TRENTON – In an effort to reduce incidents of abuse among vulnerable residents, legislation sponsored by Senator Fred H. Madden Jr. and Senator Joseph F. Vitale establishing a task force aimed at protecting senior citizens and individuals with disabilities cleared the Senate Health, Human Services and Senior Citizens Committee today.
“Whether our loved ones are living in their home or in a facility designed to meet their needs, they should be able to live a life with dignity,” said Senator Madden (D-Gloucester/Camden). “Abuse can come in many forms – whether it is physical, mental or financial. People deserve the proper environment and care necessary to lead healthy lives. Preventing future incidents of abuse will help to ensure that they continue to do so.”
The bill, S-157, would create the New Jersey Task Force on Abuse Against the Elderly and Disabled. According to the legislation, the task force would evaluate current policies designed to protect older adults and individuals with disabilities. It would also identify existing circumstances of abuse, and develop recommendations for legislation, policies, and strategies that would help to protect senior citizens and disabled individuals from abuse, neglect, and financial exploitation.
Research has shown that signs of elder abuse may be missed by professionals working with older Americans because of lack of training on detecting abuse. The elderly may be reluctant to report abuse themselves because of fear of retaliation, lack of physical and/or cognitive ability to report, or because they don’t want to get the abuser (90 percent of whom are family members) in trouble. The numbers also show that female elders are abused at a higher rate than males and that the older the person is the more likely they are to be abused.
“In some instances, signs of abuse or neglect may be missed by health care workers or other professionals and victims may be fearful of reporting it. Experts say there is also no way to know how many people are suffering from elder abuse and neglect,” said Senator Vitale (D-Middlesex). “Many individuals cannot fend for themselves, and abuse can take a toll on their physical and mental health. This is why it is crucial that we work to address this issue. By establishing a task force that will help to examine policies and solutions to protect our most vulnerable residents, we will reduce the likelihood of abuse and neglect in our communities.”
The task force would consist of 11 members representing the elderly and disabled community including agency officials, advocacy groups, and public members of the Legislature. Three of the public members would be appointed by the Governor while the Senate President and the Speaker of the Assembly would each appoint one public member. After 12 months, the task force would be required to submit a report of its findings with recommendations to the Governor and the Legislature.

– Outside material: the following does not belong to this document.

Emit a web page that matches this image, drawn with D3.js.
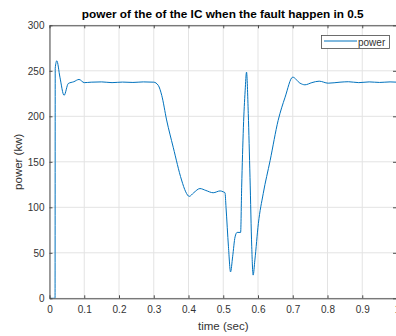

According to the U.S. Department of Health and Human Services, “Elder abuse is a term referring to any knowing, intentional, or negligent act by a caregiver or any other person that causes harm or a serious risk of harm to a vulnerable adult.” Similarly, abuse of the disabled also occurs commonly by caretakers, family members and other service providers.In addition, financial exploitation of the elderly often includes consumer fraud such as prize scams and donations, according to the National Institute of Justice (NIJ).
The U.S. Department of Health and Human Services also reported that it is estimated that only 1 in 14 cases of elder abuse ever comes to the attention of authorities. Currently, there are 40.3 million elderly residents in the United States over the age of 65 and approximately 14 million adults aged 65 and over and 19 million adults aged 18 to 64 who have a disability. According to the New Jersey Department of Labor and Workforce Development, senior citizens age 65 and older made up about 13.5 percent of New Jersey’s total population.
S-157 cleared the committee 7-0 and now heads to the full Senate for consideration.